已经成功启动任务：34个app(每个app driver内存7g，executor个数1,executor内存20g)

另外成功启动分发程序：1个app（driver内存6g，executor个数25，executor内存8g）

总内存占用：8g*25+6g+34*(20g+7g)=1124g

问题描述：

然后起启动新的任务数时，yarn出现了错误：

[Web Jul  :: + ] Application is Activated, waiting for resources to assigned for AM.

User capacity has reached its maximum limit.Details：

AM Partition = <DEFAULT_PARTITION> ;

Partition Resource = <memory:2285568MB(2232G), vCores=> ;

Queue's Absolute capacity = 50.0% ;

Queue's Absolute used capacity = 50.31362% ;

Queue's Absolute max capacity=100.0% ;

Queue's capacity (absolute resource) = <memory:1142784MB(1116G), vCores:490> ;

Queue's used capacity (absolute resource) = <memory:1149952MB(1124G), vCores:70> ;

Queue's max capacity (absolute resource) = <memory:2285568(2322G), vCores:981> ;

从错误信息中可以看到是“用户容量已达到最大限制”

查看yarn调度器conf/yarn-site.xml

yarn.resourcemanager.scheduler.class=>org.apache.hadoop.yarn.server.resourcemanager.scheduler.capacity.CapacityScheduler

conf/capacity-scheduler.xml配置队列信息如下：

#设置有多少资源可以用来运行app master，即控制当前激活状态的应用。默认是10%。

yarn.scheduler.capacity.maximum-am-resource-percent=0.4

#设置系统中可以同时运行和等待的应用数量。默认是10000.

yarn.scheduler.capacity.maximum-applications=10000

#调度器尝试进行调度的次数。一般都是跟集群的节点数量有关。默认40（一个机架上的节点数）

yarn.scheduler.capacity.node-locality-delay=40

yarn.scheduler.capacity.queue-mappings-override.enable=false

#资源计算方法，默认是org.apache.hadoop.yarn.util.resource.DefaultResourseCalculator,它只会计算内存。DominantResourceCalculator则会计算内存和CPU。

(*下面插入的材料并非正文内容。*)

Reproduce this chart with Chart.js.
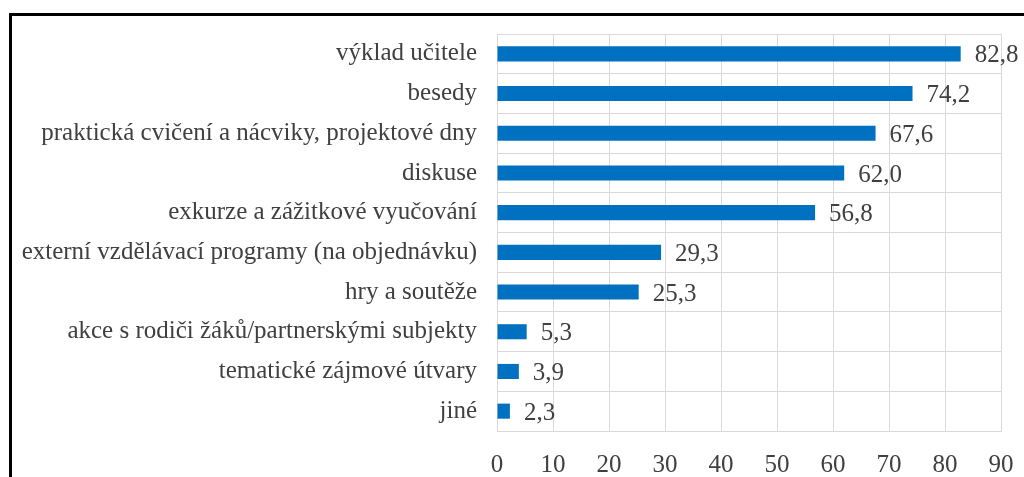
<!DOCTYPE html>
<html>
<head>
<meta charset="utf-8">
<script src="https://cdn.jsdelivr.net/npm/chart.js@4/dist/chart.umd.min.js"></script>
<style>
  html, body { margin: 0; padding: 0; background: #fff; }
  #wrap { position: relative; width: 1024px; height: 477px; overflow: hidden; }
  #frame { position: absolute; left: 9px; top: 13px; width: 1100px; height: 600px; border: 3px solid #000; box-sizing: border-box; }
  canvas { position: absolute; left: 0; top: 0; }
</style>
</head>
<body>
<div id="wrap">
  <div id="frame"></div>
  <canvas id="myChart" width="1024" height="477"></canvas>
</div>
<script>
const categories = [
  'výklad učitele',
  'besedy',
  'praktická cvičení a nácviky, projektové dny',
  'diskuse',
  'exkurze a zážitkové vyučování',
  'externí vzdělávací programy (na objednávku)',
  'hry a soutěže',
  'akce s rodiči žáků/partnerskými subjekty',
  'tematické zájmové útvary',
  'jiné'
];
const values = [82.8, 74.2, 67.6, 62.0, 56.8, 29.3, 25.3, 5.3, 3.9, 2.3];
const xTicks = [0, 10, 20, 30, 40, 50, 60, 70, 80, 90];

const textColor = '#404040';
const fontFamily = '"Liberation Serif", "Times New Roman", serif';
const fontSize = 25;

// value labels to the right of each bar, with decimal comma
const valueLabels = {
  id: 'valueLabels',
  afterDatasetsDraw(chart) {
    const {ctx} = chart;
    const meta = chart.getDatasetMeta(0);
    ctx.save();
    ctx.font = fontSize + 'px ' + fontFamily;
    ctx.fillStyle = textColor;
    ctx.textAlign = 'left';
    ctx.textBaseline = 'middle';
    meta.data.forEach((bar, i) => {
      const txt = values[i].toFixed(1).replace('.', ',');
      ctx.fillText(txt, bar.x + 14, bar.y + 2);
    });
    ctx.restore();
  }
};

const config = {
  type: 'bar',
  data: {
    labels: categories,
    datasets: [{
      data: values,
      backgroundColor: '#0070C0',
      borderWidth: 0,
      categoryPercentage: 1,
      barPercentage: 0.38
    }]
  },
  options: {
    indexAxis: 'y',
    responsive: false,
    animation: false,
    layout: { padding: { left: 0, right: 23, top: 34, bottom: 0 } },
    plugins: {
      legend: { display: false },
      tooltip: { enabled: false }
    },
    scales: {
      x: {
        min: 0,
        max: 90,
        afterBuildTicks(scale) {
          scale.ticks = xTicks.map(v => ({ value: v }));
        },
        afterFit(scale) {
          scale.height = 46;
          scale.paddingLeft = 0;
          scale.paddingRight = 0;
        },
        grid: { color: '#d9d9d9', drawTicks: false, lineWidth: 1 },
        border: { display: true, color: '#d9d9d9' },
        ticks: {
          padding: 19,
          color: textColor,
          font: { family: fontFamily, size: fontSize }
        }
      },
      y: {
        afterFit(scale) {
          scale.width = 497;
          scale.paddingTop = 0;
          scale.paddingBottom = 0;
        },
        grid: { color: '#d9d9d9', drawTicks: false, offset: true },
        border: { display: true, color: '#d9d9d9' },
        ticks: {
          padding: 20,
          color: textColor,
          font: { family: fontFamily, size: fontSize }
        }
      }
    }
  },
  plugins: [valueLabels]
};

const myChart = new Chart(document.getElementById('myChart'), config);
</script>
</body>
</html>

yarn.scheduler.capacity.resource-calculator=org.apache.hadoop.yarn.util.resource.DefaultResourceCalculator

yarn.scheduler.capacity.root.accessible-node-labels=*

#设置队列的管理员的ACL控制，管理员可以控制队列的所有应用程序。同样，它也具有继承性。

#注意：ACL的设置是user1,user2 group1,group2这种格式。如果是*则代表任何人。空格表示任何人都不允许。默认是*.

yarn.scheduler.capacity.root.acl_administer_queue=*

#访问控制列表ACL控制谁可以向该队列提交任务。如果一个用户可以向该队列提交，那么也可以提交任务到它的子队列。

yarn.scheduler.capacity.root.acl_submit_applications=*

yarn.scheduler.capacity.root.capacity=100

yarn.scheduler.capacity.root.default.acl_submit_applications=*

yarn.scheduler.capacity.root.default.capacity=0

yarn.scheduler.capacity.root.default.maximum-capacity=20

#每个任务占用的最少资源。比如，你设置成了25%。那么如果有两个用户提交任务，那么每个任务资源不超过50%。如果3个用户提交任务，那么每个任务资源不超过33%。

#如果4个用户提交任务，那么每个任务资源不超过25%。如果5个用户提交任务，那么第五个用户需要等待才能提交。默认是100，即不去做限制。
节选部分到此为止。